> **OBJECTIVE**: Nothing in the data should change when you return it, but leave the pictures out.

□ □ □ □ □ □ □

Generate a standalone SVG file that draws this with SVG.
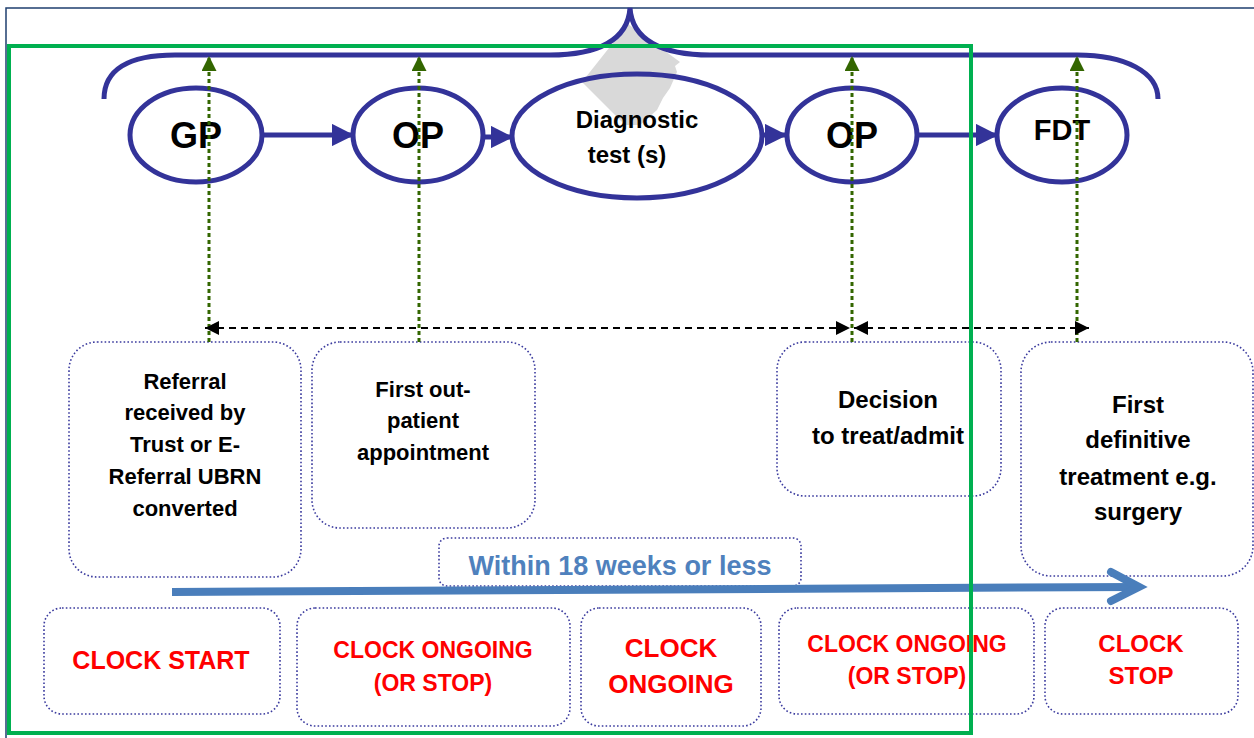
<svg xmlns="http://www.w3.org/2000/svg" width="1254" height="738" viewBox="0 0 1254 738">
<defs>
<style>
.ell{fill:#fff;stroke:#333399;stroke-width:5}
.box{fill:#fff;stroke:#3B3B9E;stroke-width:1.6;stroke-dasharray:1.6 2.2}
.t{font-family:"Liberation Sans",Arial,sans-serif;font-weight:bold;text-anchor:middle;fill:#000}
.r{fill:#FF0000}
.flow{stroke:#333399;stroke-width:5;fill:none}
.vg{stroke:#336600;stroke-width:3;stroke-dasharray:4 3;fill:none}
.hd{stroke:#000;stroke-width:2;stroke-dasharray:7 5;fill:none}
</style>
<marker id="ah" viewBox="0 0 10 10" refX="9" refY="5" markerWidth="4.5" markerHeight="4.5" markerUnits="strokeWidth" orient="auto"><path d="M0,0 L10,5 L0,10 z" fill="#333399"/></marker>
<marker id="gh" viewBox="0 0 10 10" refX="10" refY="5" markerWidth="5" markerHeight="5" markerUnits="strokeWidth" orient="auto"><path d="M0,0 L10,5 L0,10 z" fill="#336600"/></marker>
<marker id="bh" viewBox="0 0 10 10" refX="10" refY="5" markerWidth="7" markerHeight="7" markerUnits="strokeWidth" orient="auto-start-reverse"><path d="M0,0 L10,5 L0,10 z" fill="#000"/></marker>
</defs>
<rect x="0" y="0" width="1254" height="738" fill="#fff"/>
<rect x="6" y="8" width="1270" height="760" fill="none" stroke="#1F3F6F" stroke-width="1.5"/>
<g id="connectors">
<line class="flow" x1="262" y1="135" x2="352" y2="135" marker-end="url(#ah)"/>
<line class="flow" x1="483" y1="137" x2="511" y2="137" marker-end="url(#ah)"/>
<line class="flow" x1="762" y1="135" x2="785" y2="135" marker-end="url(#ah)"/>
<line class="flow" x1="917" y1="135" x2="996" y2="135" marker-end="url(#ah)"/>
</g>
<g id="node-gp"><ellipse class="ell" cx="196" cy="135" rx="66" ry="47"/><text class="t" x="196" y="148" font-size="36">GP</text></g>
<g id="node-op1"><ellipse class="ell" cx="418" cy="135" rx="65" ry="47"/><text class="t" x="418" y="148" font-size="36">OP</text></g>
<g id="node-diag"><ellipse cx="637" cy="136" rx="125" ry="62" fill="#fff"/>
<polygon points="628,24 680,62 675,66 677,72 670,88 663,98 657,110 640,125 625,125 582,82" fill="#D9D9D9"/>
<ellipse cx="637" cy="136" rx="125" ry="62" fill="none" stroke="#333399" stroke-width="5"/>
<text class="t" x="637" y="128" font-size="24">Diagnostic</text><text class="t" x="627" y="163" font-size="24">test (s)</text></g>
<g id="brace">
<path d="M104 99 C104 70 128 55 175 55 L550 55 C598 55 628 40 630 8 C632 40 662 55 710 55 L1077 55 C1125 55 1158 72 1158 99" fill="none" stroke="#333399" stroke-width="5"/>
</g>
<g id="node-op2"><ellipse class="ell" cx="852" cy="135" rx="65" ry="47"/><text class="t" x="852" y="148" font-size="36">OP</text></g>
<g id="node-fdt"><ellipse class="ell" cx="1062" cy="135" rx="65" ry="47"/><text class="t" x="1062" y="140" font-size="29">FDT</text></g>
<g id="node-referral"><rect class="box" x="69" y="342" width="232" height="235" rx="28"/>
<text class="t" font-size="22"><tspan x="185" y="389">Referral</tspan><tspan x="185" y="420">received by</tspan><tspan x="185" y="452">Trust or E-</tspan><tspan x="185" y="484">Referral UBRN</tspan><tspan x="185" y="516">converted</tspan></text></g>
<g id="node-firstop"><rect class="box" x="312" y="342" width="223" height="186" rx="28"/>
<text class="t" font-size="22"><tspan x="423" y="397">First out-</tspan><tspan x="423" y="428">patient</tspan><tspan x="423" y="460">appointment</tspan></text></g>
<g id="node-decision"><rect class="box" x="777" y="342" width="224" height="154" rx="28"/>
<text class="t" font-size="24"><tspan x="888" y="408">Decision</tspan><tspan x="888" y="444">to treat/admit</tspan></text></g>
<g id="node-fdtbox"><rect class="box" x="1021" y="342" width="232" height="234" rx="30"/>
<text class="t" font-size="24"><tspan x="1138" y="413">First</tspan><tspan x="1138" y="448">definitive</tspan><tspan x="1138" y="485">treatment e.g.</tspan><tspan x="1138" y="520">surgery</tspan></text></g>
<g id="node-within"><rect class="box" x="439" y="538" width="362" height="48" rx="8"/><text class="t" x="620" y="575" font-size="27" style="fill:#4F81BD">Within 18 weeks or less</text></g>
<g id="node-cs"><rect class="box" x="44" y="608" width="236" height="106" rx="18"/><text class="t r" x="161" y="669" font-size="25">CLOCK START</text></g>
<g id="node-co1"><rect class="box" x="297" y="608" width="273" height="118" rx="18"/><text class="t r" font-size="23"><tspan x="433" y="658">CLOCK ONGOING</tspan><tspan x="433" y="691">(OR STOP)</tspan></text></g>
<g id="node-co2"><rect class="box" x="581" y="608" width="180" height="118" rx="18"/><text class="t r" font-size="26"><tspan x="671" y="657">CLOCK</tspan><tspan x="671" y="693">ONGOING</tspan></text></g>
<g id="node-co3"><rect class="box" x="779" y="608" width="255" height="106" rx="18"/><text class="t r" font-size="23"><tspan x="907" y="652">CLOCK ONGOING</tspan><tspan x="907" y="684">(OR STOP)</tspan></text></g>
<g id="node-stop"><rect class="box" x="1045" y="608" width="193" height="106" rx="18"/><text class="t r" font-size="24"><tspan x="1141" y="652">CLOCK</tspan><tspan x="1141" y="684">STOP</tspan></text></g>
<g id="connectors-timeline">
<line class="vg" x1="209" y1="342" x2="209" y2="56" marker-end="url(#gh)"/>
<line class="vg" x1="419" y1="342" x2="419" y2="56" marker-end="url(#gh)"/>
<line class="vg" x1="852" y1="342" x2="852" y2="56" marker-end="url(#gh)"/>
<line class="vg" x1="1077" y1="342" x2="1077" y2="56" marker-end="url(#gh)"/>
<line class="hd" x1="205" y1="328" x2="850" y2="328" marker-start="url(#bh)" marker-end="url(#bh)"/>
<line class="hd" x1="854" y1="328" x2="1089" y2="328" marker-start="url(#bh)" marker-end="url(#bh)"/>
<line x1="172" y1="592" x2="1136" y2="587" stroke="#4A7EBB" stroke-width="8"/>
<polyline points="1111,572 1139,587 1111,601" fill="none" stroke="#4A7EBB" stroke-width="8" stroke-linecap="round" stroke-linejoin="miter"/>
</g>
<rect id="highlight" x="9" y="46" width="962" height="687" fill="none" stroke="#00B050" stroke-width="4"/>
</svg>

□ □ □ □ □ □ □

> **WRITTEN RESPONSE**:
Generate a standalone SVG file that draws this with SVG.
<svg xmlns="http://www.w3.org/2000/svg" width="1254" height="738" viewBox="0 0 1254 738">
<defs>
<style>
.ell{fill:#fff;stroke:#333399;stroke-width:5}
.box{fill:#fff;stroke:#3B3B9E;stroke-width:1.6;stroke-dasharray:1.6 2.2}
.t{font-family:"Liberation Sans",Arial,sans-serif;font-weight:bold;text-anchor:middle;fill:#000}
.r{fill:#FF0000}
.flow{stroke:#333399;stroke-width:5;fill:none}
.vg{stroke:#336600;stroke-width:3;stroke-dasharray:4 3;fill:none}
.hd{stroke:#000;stroke-width:2;stroke-dasharray:7 5;fill:none}
</style>
<marker id="ah" viewBox="0 0 10 10" refX="9" refY="5" markerWidth="4.5" markerHeight="4.5" markerUnits="strokeWidth" orient="auto"><path d="M0,0 L10,5 L0,10 z" fill="#333399"/></marker>
<marker id="gh" viewBox="0 0 10 10" refX="10" refY="5" markerWidth="5" markerHeight="5" markerUnits="strokeWidth" orient="auto"><path d="M0,0 L10,5 L0,10 z" fill="#336600"/></marker>
<marker id="bh" viewBox="0 0 10 10" refX="10" refY="5" markerWidth="7" markerHeight="7" markerUnits="strokeWidth" orient="auto-start-reverse"><path d="M0,0 L10,5 L0,10 z" fill="#000"/></marker>
</defs>
<rect x="0" y="0" width="1254" height="738" fill="#fff"/>
<rect x="6" y="8" width="1270" height="760" fill="none" stroke="#1F3F6F" stroke-width="1.5"/>
<g id="connectors">
<line class="flow" x1="262" y1="135" x2="352" y2="135" marker-end="url(#ah)"/>
<line class="flow" x1="483" y1="137" x2="511" y2="137" marker-end="url(#ah)"/>
<line class="flow" x1="762" y1="135" x2="785" y2="135" marker-end="url(#ah)"/>
<line class="flow" x1="917" y1="135" x2="996" y2="135" marker-end="url(#ah)"/>
</g>
<g id="node-gp"><ellipse class="ell" cx="196" cy="135" rx="66" ry="47"/><text class="t" x="196" y="148" font-size="36">GP</text></g>
<g id="node-op1"><ellipse class="ell" cx="418" cy="135" rx="65" ry="47"/><text class="t" x="418" y="148" font-size="36">OP</text></g>
<g id="node-diag"><ellipse cx="637" cy="136" rx="125" ry="62" fill="#fff"/>
<polygon points="628,24 680,62 675,66 677,72 670,88 663,98 657,110 640,125 625,125 582,82" fill="#D9D9D9"/>
<ellipse cx="637" cy="136" rx="125" ry="62" fill="none" stroke="#333399" stroke-width="5"/>
<text class="t" x="637" y="128" font-size="24">Diagnostic</text><text class="t" x="627" y="163" font-size="24">test (s)</text></g>
<g id="brace">
<path d="M104 99 C104 70 128 55 175 55 L550 55 C598 55 628 40 630 8 C632 40 662 55 710 55 L1077 55 C1125 55 1158 72 1158 99" fill="none" stroke="#333399" stroke-width="5"/>
</g>
<g id="node-op2"><ellipse class="ell" cx="852" cy="135" rx="65" ry="47"/><text class="t" x="852" y="148" font-size="36">OP</text></g>
<g id="node-fdt"><ellipse class="ell" cx="1062" cy="135" rx="65" ry="47"/><text class="t" x="1062" y="140" font-size="29">FDT</text></g>
<g id="node-referral"><rect class="box" x="69" y="342" width="232" height="235" rx="28"/>
<text class="t" font-size="22"><tspan x="185" y="389">Referral</tspan><tspan x="185" y="420">received by</tspan><tspan x="185" y="452">Trust or E-</tspan><tspan x="185" y="484">Referral UBRN</tspan><tspan x="185" y="516">converted</tspan></text></g>
<g id="node-firstop"><rect class="box" x="312" y="342" width="223" height="186" rx="28"/>
<text class="t" font-size="22"><tspan x="423" y="397">First out-</tspan><tspan x="423" y="428">patient</tspan><tspan x="423" y="460">appointment</tspan></text></g>
<g id="node-decision"><rect class="box" x="777" y="342" width="224" height="154" rx="28"/>
<text class="t" font-size="24"><tspan x="888" y="408">Decision</tspan><tspan x="888" y="444">to treat/admit</tspan></text></g>
<g id="node-fdtbox"><rect class="box" x="1021" y="342" width="232" height="234" rx="30"/>
<text class="t" font-size="24"><tspan x="1138" y="413">First</tspan><tspan x="1138" y="448">definitive</tspan><tspan x="1138" y="485">treatment e.g.</tspan><tspan x="1138" y="520">surgery</tspan></text></g>
<g id="node-within"><rect class="box" x="439" y="538" width="362" height="48" rx="8"/><text class="t" x="620" y="575" font-size="27" style="fill:#4F81BD">Within 18 weeks or less</text></g>
<g id="node-cs"><rect class="box" x="44" y="608" width="236" height="106" rx="18"/><text class="t r" x="161" y="669" font-size="25">CLOCK START</text></g>
<g id="node-co1"><rect class="box" x="297" y="608" width="273" height="118" rx="18"/><text class="t r" font-size="23"><tspan x="433" y="658">CLOCK ONGOING</tspan><tspan x="433" y="691">(OR STOP)</tspan></text></g>
<g id="node-co2"><rect class="box" x="581" y="608" width="180" height="118" rx="18"/><text class="t r" font-size="26"><tspan x="671" y="657">CLOCK</tspan><tspan x="671" y="693">ONGOING</tspan></text></g>
<g id="node-co3"><rect class="box" x="779" y="608" width="255" height="106" rx="18"/><text class="t r" font-size="23"><tspan x="907" y="652">CLOCK ONGOING</tspan><tspan x="907" y="684">(OR STOP)</tspan></text></g>
<g id="node-stop"><rect class="box" x="1045" y="608" width="193" height="106" rx="18"/><text class="t r" font-size="24"><tspan x="1141" y="652">CLOCK</tspan><tspan x="1141" y="684">STOP</tspan></text></g>
<g id="connectors-timeline">
<line class="vg" x1="209" y1="342" x2="209" y2="56" marker-end="url(#gh)"/>
<line class="vg" x1="419" y1="342" x2="419" y2="56" marker-end="url(#gh)"/>
<line class="vg" x1="852" y1="342" x2="852" y2="56" marker-end="url(#gh)"/>
<line class="vg" x1="1077" y1="342" x2="1077" y2="56" marker-end="url(#gh)"/>
<line class="hd" x1="205" y1="328" x2="850" y2="328" marker-start="url(#bh)" marker-end="url(#bh)"/>
<line class="hd" x1="854" y1="328" x2="1089" y2="328" marker-start="url(#bh)" marker-end="url(#bh)"/>
<line x1="172" y1="592" x2="1136" y2="587" stroke="#4A7EBB" stroke-width="8"/>
<polyline points="1111,572 1139,587 1111,601" fill="none" stroke="#4A7EBB" stroke-width="8" stroke-linecap="round" stroke-linejoin="miter"/>
</g>
<rect id="highlight" x="9" y="46" width="962" height="687" fill="none" stroke="#00B050" stroke-width="4"/>
</svg>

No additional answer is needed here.